Count every line that has "this" in it and give the total, nothing more.

• [Information supplied]
────────

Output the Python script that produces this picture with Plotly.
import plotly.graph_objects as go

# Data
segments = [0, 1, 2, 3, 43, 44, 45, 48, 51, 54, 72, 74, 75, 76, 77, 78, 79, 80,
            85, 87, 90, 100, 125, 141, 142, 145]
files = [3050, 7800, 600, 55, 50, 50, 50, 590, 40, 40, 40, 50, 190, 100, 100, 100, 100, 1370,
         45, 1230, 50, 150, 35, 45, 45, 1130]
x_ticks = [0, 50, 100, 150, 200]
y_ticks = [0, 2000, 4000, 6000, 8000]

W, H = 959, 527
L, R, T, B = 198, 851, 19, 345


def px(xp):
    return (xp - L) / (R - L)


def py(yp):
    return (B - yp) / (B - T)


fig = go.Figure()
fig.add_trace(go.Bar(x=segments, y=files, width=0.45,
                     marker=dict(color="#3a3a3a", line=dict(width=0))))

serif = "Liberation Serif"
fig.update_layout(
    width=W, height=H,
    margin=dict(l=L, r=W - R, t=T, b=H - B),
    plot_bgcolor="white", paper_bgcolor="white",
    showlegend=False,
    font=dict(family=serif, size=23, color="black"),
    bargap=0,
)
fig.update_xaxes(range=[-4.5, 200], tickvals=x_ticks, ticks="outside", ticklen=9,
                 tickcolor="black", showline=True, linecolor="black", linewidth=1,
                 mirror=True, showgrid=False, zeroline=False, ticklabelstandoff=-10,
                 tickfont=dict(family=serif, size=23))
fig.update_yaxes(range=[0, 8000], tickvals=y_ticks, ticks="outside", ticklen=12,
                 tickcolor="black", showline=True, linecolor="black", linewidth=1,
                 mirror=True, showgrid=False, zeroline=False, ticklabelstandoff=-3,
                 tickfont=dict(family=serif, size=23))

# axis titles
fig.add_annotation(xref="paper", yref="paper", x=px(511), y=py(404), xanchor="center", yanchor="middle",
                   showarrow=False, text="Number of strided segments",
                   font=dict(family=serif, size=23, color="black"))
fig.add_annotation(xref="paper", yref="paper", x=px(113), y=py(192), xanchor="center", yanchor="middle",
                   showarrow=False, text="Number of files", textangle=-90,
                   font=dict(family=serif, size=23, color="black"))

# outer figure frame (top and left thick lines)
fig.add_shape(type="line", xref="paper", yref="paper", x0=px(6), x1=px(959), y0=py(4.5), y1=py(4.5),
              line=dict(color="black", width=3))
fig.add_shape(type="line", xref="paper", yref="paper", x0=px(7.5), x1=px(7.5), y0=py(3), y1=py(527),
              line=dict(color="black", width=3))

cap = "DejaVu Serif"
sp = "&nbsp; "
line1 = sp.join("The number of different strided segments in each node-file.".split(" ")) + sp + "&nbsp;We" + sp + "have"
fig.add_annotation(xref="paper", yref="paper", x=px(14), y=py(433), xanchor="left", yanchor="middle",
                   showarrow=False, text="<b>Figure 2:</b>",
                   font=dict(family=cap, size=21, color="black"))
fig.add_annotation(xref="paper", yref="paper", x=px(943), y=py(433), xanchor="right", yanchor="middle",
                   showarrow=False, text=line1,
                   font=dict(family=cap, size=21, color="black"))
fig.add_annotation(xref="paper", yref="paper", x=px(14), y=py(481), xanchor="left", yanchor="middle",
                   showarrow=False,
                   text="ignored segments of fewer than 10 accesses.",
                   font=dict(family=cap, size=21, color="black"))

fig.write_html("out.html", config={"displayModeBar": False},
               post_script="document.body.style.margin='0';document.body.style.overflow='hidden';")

────────

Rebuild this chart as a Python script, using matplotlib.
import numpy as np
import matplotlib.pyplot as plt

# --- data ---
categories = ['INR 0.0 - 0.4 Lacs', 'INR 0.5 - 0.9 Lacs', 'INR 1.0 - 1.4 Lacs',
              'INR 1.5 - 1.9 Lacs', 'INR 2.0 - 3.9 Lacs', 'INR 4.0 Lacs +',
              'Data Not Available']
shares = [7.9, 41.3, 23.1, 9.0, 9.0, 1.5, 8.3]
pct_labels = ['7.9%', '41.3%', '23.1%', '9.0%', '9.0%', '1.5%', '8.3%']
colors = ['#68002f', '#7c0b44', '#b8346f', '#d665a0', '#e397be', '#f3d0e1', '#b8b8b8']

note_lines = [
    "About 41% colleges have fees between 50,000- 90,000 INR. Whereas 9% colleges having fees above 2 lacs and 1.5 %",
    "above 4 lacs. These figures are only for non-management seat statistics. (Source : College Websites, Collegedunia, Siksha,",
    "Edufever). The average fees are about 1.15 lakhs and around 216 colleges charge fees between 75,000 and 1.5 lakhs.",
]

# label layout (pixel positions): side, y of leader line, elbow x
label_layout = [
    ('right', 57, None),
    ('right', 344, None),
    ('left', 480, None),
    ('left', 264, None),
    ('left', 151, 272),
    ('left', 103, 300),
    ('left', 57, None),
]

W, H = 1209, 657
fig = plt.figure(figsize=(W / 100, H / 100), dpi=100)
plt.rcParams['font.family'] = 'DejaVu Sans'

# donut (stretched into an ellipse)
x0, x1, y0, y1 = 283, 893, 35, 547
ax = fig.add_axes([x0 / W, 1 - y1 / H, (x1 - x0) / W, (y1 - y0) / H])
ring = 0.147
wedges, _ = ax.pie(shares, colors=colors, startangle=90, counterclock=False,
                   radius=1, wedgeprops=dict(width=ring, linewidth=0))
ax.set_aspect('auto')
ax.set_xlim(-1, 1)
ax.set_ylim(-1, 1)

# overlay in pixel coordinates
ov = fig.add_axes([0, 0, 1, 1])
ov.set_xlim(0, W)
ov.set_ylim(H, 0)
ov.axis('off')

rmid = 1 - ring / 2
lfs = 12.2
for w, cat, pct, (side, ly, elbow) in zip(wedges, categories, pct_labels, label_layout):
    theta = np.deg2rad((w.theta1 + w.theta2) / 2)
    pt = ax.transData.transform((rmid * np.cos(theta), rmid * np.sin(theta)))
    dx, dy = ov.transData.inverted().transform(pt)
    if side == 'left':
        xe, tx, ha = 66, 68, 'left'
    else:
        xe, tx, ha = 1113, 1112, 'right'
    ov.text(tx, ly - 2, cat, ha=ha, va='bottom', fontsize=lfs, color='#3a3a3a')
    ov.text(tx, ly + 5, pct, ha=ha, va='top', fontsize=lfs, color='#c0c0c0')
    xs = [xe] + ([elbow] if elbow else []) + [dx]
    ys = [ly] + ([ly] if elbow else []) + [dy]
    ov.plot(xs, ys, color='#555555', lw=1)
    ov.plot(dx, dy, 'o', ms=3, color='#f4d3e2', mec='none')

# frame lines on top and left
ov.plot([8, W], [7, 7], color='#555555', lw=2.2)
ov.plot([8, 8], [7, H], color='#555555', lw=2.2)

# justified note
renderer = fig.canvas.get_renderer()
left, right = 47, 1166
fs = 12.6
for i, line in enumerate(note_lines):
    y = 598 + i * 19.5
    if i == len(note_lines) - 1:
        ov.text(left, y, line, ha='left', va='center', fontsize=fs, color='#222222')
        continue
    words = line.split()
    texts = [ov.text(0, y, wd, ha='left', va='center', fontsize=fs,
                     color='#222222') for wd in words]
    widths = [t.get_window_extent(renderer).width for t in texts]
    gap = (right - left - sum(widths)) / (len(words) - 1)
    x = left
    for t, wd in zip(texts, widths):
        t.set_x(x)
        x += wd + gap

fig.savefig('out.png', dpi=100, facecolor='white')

────────

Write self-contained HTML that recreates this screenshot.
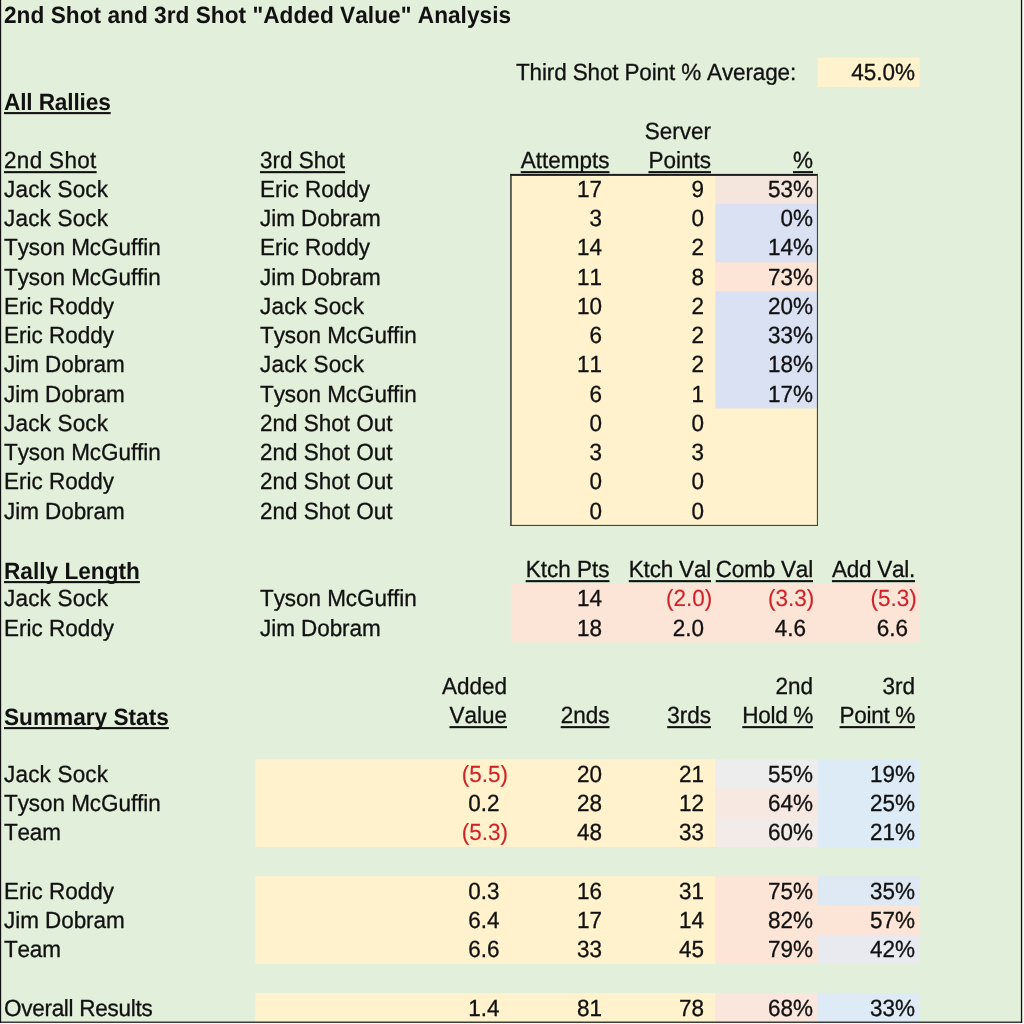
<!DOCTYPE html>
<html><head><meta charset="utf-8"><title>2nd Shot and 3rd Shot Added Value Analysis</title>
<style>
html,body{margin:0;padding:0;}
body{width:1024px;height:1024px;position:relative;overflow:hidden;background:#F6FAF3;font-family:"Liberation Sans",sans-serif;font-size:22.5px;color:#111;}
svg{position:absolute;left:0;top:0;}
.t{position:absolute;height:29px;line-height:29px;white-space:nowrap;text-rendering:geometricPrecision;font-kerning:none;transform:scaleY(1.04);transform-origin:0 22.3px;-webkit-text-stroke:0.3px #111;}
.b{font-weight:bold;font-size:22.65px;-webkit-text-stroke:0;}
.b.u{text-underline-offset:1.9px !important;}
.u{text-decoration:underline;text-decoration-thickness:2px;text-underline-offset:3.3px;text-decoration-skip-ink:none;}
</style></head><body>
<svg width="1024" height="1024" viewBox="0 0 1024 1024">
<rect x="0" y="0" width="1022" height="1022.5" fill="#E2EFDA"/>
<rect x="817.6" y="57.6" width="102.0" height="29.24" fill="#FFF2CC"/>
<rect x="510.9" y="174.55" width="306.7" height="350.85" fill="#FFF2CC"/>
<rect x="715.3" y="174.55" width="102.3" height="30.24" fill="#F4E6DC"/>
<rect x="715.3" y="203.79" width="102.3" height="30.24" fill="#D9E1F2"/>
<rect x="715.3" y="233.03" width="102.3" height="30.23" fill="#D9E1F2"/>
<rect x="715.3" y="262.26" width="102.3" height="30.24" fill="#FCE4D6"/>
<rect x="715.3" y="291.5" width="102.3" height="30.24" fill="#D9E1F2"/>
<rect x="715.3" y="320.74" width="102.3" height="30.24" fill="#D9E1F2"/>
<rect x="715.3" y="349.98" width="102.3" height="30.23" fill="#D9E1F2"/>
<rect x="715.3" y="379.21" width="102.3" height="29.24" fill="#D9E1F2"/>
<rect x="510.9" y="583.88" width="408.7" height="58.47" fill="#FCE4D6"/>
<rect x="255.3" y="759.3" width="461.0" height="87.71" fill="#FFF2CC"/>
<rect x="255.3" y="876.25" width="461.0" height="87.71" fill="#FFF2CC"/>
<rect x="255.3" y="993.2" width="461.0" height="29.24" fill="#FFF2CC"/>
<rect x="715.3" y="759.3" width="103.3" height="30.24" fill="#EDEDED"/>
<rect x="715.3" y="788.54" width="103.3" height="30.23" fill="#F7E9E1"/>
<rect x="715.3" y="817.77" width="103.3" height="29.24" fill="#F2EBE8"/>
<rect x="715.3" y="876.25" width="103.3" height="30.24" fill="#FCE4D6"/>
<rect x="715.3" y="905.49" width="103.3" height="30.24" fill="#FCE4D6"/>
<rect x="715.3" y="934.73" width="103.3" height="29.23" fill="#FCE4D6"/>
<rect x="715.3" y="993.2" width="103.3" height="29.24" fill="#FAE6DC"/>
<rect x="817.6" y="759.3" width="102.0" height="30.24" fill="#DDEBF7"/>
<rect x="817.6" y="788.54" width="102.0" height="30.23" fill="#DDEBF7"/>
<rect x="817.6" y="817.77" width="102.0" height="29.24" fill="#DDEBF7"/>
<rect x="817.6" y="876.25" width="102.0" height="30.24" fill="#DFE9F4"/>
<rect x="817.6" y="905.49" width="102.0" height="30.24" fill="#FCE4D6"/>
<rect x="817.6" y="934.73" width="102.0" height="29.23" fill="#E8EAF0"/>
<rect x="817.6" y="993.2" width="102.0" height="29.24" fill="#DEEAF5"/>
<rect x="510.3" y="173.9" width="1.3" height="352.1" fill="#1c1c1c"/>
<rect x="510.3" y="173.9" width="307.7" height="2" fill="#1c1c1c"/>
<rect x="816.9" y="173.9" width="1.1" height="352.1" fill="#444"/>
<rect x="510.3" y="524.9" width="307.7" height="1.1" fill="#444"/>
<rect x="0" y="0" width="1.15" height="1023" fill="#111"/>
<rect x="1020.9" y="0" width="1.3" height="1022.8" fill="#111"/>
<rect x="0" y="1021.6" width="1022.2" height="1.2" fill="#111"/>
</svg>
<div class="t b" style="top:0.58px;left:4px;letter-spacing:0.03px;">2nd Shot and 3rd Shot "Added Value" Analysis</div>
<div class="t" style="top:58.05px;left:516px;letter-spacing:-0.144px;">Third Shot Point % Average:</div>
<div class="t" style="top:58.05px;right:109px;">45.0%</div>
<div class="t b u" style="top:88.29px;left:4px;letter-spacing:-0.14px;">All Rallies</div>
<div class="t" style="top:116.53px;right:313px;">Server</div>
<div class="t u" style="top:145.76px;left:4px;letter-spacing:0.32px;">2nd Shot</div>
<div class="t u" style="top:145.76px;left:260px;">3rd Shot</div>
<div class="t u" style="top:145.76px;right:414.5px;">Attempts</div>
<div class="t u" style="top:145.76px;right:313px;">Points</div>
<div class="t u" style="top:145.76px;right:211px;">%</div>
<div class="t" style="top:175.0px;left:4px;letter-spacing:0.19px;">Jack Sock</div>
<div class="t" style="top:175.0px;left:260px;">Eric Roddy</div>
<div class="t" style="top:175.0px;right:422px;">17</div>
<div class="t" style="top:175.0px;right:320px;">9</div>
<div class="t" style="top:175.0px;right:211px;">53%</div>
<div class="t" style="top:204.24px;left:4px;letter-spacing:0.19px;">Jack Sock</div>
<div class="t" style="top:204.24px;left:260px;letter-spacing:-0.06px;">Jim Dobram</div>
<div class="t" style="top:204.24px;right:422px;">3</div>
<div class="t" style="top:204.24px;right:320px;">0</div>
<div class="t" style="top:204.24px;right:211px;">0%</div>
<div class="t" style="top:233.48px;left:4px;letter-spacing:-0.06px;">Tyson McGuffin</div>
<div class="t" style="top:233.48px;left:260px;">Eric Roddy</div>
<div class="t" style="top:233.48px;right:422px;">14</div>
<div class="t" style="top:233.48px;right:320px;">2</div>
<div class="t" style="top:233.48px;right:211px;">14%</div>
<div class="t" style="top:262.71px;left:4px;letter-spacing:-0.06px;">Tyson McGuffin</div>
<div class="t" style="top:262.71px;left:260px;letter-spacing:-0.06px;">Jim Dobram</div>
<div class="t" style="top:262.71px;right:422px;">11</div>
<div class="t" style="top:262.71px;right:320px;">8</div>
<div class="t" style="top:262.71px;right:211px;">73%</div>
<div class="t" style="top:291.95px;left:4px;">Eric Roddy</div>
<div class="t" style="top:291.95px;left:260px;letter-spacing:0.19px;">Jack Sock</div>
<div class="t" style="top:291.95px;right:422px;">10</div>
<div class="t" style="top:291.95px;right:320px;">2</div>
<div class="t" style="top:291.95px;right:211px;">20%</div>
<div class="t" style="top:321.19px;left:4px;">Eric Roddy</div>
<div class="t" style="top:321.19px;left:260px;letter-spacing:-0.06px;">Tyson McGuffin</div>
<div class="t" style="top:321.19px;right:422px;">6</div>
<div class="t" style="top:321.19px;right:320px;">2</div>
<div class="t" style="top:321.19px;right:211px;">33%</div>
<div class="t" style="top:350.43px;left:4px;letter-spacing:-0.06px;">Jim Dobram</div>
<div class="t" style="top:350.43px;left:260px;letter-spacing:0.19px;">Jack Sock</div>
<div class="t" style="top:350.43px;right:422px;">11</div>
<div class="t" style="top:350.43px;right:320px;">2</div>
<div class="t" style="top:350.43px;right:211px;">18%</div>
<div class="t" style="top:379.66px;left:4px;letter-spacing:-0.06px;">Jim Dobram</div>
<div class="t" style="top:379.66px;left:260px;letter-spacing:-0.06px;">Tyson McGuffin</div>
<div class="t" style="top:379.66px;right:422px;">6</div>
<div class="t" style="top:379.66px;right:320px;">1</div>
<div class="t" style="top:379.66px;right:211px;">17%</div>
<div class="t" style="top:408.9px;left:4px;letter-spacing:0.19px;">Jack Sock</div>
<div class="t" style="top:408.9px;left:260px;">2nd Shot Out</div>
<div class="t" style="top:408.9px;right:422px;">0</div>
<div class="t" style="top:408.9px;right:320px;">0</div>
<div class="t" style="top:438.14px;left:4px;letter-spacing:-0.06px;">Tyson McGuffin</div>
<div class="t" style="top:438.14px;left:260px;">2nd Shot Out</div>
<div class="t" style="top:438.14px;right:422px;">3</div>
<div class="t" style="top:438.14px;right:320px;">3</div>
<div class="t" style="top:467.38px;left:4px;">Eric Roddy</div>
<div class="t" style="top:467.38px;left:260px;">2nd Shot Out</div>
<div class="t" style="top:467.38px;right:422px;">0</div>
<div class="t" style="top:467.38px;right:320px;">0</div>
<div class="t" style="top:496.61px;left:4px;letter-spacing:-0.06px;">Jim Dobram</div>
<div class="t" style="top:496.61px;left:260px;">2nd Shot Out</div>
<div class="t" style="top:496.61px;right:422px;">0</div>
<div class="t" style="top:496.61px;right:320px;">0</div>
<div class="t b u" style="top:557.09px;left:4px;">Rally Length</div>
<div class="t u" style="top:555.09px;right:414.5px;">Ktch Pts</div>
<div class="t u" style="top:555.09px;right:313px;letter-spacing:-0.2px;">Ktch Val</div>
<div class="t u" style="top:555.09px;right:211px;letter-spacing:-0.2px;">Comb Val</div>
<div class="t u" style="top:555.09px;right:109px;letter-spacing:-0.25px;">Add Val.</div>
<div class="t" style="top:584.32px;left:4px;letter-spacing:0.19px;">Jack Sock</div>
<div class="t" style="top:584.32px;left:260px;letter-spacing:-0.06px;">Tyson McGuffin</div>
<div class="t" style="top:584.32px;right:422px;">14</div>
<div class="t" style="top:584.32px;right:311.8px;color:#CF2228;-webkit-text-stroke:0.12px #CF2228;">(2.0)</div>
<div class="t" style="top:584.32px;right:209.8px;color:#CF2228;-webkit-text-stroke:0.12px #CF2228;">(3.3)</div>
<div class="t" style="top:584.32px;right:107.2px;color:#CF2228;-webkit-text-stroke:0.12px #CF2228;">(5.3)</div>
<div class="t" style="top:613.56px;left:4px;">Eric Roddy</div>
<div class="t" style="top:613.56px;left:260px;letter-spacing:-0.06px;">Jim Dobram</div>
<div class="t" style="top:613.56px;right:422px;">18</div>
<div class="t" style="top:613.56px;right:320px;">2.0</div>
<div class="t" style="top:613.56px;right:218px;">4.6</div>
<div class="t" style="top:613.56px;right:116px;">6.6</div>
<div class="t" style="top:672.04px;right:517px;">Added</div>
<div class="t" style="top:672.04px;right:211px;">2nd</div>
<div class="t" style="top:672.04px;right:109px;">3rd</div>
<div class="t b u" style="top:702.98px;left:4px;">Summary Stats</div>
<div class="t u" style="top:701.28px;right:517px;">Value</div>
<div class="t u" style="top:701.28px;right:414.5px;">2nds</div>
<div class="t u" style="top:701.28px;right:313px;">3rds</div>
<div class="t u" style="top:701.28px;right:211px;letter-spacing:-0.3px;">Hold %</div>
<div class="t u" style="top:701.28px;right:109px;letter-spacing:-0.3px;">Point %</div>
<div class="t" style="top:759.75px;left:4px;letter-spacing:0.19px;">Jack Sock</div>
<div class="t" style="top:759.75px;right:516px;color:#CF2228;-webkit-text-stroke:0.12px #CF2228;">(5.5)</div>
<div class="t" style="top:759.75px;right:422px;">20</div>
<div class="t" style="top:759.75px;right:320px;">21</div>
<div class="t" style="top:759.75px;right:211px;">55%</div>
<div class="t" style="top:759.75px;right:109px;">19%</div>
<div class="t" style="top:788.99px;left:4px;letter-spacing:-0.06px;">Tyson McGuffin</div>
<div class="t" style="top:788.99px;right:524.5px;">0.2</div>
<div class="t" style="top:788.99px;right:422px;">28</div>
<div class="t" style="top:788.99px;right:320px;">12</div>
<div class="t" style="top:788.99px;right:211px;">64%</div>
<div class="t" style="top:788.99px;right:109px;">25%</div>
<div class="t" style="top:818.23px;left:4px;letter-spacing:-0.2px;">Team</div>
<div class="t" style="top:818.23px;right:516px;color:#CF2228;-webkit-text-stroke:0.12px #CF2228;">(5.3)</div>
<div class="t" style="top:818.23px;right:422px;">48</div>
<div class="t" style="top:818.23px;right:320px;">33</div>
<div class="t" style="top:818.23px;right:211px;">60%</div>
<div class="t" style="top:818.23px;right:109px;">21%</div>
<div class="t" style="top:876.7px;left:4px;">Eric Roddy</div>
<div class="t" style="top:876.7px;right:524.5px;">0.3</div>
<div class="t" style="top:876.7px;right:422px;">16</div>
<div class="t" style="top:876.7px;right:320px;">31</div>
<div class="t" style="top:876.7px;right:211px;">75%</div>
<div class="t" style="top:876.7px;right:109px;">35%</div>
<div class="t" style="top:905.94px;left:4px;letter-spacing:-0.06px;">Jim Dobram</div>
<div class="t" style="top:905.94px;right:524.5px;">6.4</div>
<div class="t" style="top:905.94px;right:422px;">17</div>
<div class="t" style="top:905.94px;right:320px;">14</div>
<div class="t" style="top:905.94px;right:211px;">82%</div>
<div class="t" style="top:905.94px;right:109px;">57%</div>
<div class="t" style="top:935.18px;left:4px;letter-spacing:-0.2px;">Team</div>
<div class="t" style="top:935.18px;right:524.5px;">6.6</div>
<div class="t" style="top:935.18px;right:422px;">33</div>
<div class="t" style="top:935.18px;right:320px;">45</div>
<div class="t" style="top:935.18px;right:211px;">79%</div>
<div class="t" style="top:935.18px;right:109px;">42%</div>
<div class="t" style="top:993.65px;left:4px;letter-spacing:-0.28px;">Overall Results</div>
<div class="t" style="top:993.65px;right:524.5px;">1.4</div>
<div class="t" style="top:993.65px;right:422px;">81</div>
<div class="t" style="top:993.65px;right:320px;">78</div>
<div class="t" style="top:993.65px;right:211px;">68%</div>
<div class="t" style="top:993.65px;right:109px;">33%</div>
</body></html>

────────

• [Exercise result] 3